I'm down in the dumps about writing today. I got two more rejection letters from the Writers' Reserve granting program via Taddle Creek and some other literary journal that I can't remember the name of because that's how fast I threw out the letter. Blech. That's exactly how I feel. Blech. And then THEN I hauled my butt all the way to the worst mall in Toronto (Lawrence Square) to look for ugly Christmas sweaters and I found nothing. What? The shittiest shopping centre in the city suddenly got standards? What a crappy day.
I always feel like burying my work in a time capsule after I get rejected. I also like to eat candy. But because I forced myself to be all about the promotion of mental and colonic health today, I ate a salad for lunch and decided to post some writing here.
This sample is from a new short story called Brunch! that I'm working on. It's still really rough. Like the stubble on my legs rough. I could go on, because all asshole writers can go on about how bad something is before they share it. It's a sad, sorry sickness.

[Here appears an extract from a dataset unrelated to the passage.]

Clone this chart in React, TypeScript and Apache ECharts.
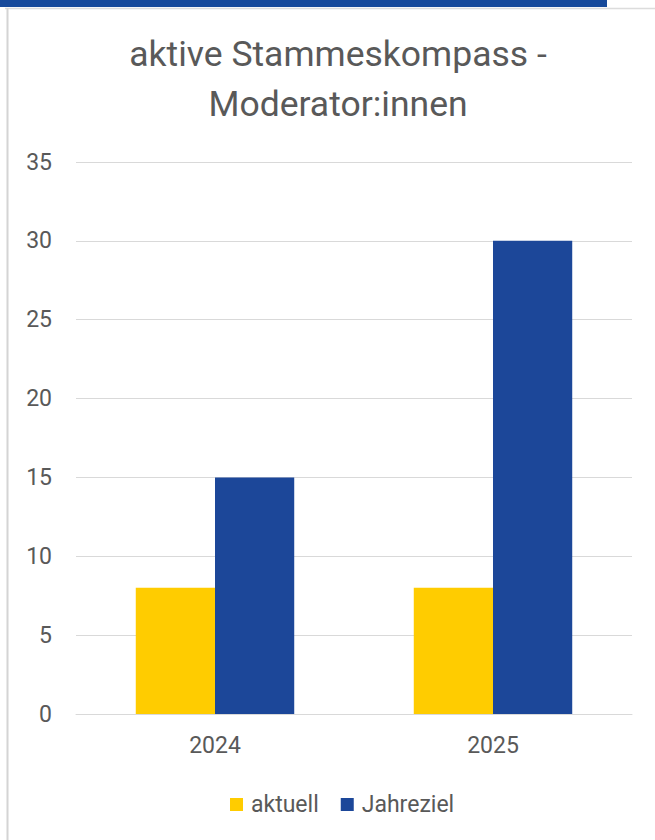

Emma sleeps light. She wakes at the slightest noise or movement, she always has. She’s never needed an alarm clock to wake her for work. The cars zooming by on the street, the refrigerator humming, the downstairs neighbour’s bulldog farting—that’s always been enough. But that’s not all. Emma’s never told anyone this before, not even Ken, but Emma (and her mother and her mother’s mother) can hear the sun rise. What it sounds like is a balloon being blown up—picture it—as though the sun is stretching the horizon to its limits. Emma hates that sound so she’s programmed her brain to wake up very early. Before the sun struggles and then pops.